Q: What is the difference between Camembert and brie?
A: The main differences between these two cheese types are where they are made and the size of the wheels. Camembert originated in Normandy and is made in a small round that is about 8 oz. in weight. Brie comes from the Ile de France region south of Paris and is available in rounds ranging from one to six pounds. The different locales of production create subtle taste differences (terrior), and the smaller size of the Camembert causes it to age and dry out more rapidly than brie, which leads to a more pungent and concentrated flavor.
Q: What makes cheese orange?
A: Cheese is colored orange using a natural food coloring derived from the seeds of the achiote tree. This coloring is called anatto and is used to regulate the color of the cheese. If anatto is not used, the color of the cheese can vary in shades of light cream to a darker yellow, depending on the feed of the animals being milked.
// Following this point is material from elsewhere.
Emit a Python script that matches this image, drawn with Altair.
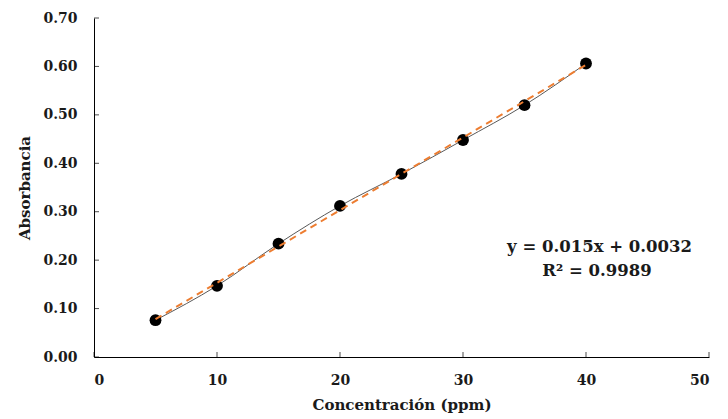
import altair as alt
import pandas as pd

conc = [5, 10, 15, 20, 25, 30, 35, 40]
absorb = [0.076, 0.147, 0.234, 0.312, 0.378, 0.448, 0.520, 0.606]

slope = 0.015
intercept = 0.0032
trend_x = [5, 40]
trend_y = [slope * v + intercept for v in trend_x]

x_ticks = [0, 10, 20, 30, 40, 50]
y_ticks = [0.0, 0.1, 0.2, 0.3, 0.4, 0.5, 0.6, 0.7]

ann_text = ["y = 0.015x + 0.0032", "R² = 0.9989"]
ann_x = [41.1, 40.9]
ann_y = [0.228, 0.178]

FONT = "DejaVu Serif"

pts = pd.DataFrame({"x": conc, "y": absorb})
trend = pd.DataFrame({"x": trend_x, "y": trend_y})
ann = pd.DataFrame({"t": ann_text, "x": ann_x, "y": ann_y})
xt = pd.DataFrame({"v": x_ticks})
yt = pd.DataFrame({"v": y_ticks})

xs = alt.Scale(domain=[0, 50], nice=False, zero=True)
ys = alt.Scale(domain=[0, 0.7], nice=False)

xax = alt.Axis(values=x_ticks, format="d", ticks=False, grid=False,
               labelFont=FONT, labelFontWeight="bold", labelFontSize=14,
               labelColor="#1a1a1a", labelPadding=16, domainColor="#000",
               title="Concentración (ppm)", titleFont=FONT, titleFontWeight="bold",
               titleFontSize=15, titleColor="#1a1a1a", titlePadding=10)
yax = alt.Axis(values=y_ticks, format=".2f", ticks=False, grid=False,
               labelFont=FONT, labelFontWeight="bold", labelFontSize=14,
               labelColor="#1a1a1a", labelPadding=17, domainColor="#000",
               title="Absorbancia", titleFont=FONT, titleFontWeight="bold",
               titleFontSize=15, titleColor="#1a1a1a", titlePadding=10)

base_axes = alt.Chart(pts).mark_point(opacity=0).encode(
    x=alt.X("x:Q", scale=xs, axis=xax),
    y=alt.Y("y:Q", scale=ys, axis=yax),
)

xtick = alt.Chart(xt).mark_tick(color="#000", thickness=1, size=5, orient="vertical", yOffset=-2.5).encode(
    x=alt.X("v:Q", scale=xs), y=alt.datum(0.0)
)
ytick = alt.Chart(yt).mark_tick(color="#000", thickness=1, size=5, orient="horizontal", xOffset=2.5).encode(
    y=alt.Y("v:Q", scale=ys), x=alt.datum(0)
)

line = alt.Chart(pts).mark_line(color="#595959", strokeWidth=1, interpolate="monotone").encode(
    x=alt.X("x:Q", scale=xs), y=alt.Y("y:Q", scale=ys)
)
tl = alt.Chart(trend).mark_line(color="#ED7D31", strokeWidth=2, strokeDash=[7, 5]).encode(
    x=alt.X("x:Q", scale=xs), y=alt.Y("y:Q", scale=ys)
)
dots = alt.Chart(pts).mark_circle(color="#000", opacity=1, size=140).encode(
    x=alt.X("x:Q", scale=xs), y=alt.Y("y:Q", scale=ys)
)
txt = alt.Chart(ann).mark_text(font=FONT, fontWeight="bold", fontSize=16.5, color="#1a1a1a").encode(
    x=alt.X("x:Q", scale=xs), y=alt.Y("y:Q", scale=ys), text="t:N"
)

chart = alt.layer(base_axes, xtick, ytick, line, dots, tl, txt).properties(
    width=615, height=339,
    autosize=alt.AutoSizeParams(type="none"),
    padding={"left": 86, "top": 10, "right": 4, "bottom": 62},
    background="white",
).configure_view(stroke=None)

chart.save("out.html", embed_options={"renderer": "svg", "actions": False})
Q: Is Gorgonzola a blue cheese?
A: Yes. Gorgonzola is the name of a town in the Lombardy region of Italy that has been producing a blue veined cheese for centuries. Gorgonzola is available in a range of ages and flavors; from young and creamy to mature and bold.
Q: What are those crunchy "crystals" in some cheese?
A: Some aged cheeses, such as Gouda, Parmagianno-Reggiano and cheddar have small little crystals in them that crunch when you eat the cheese. These crunchies are lactic acid that has been converted into a crystal form and are a natural part of the aging process.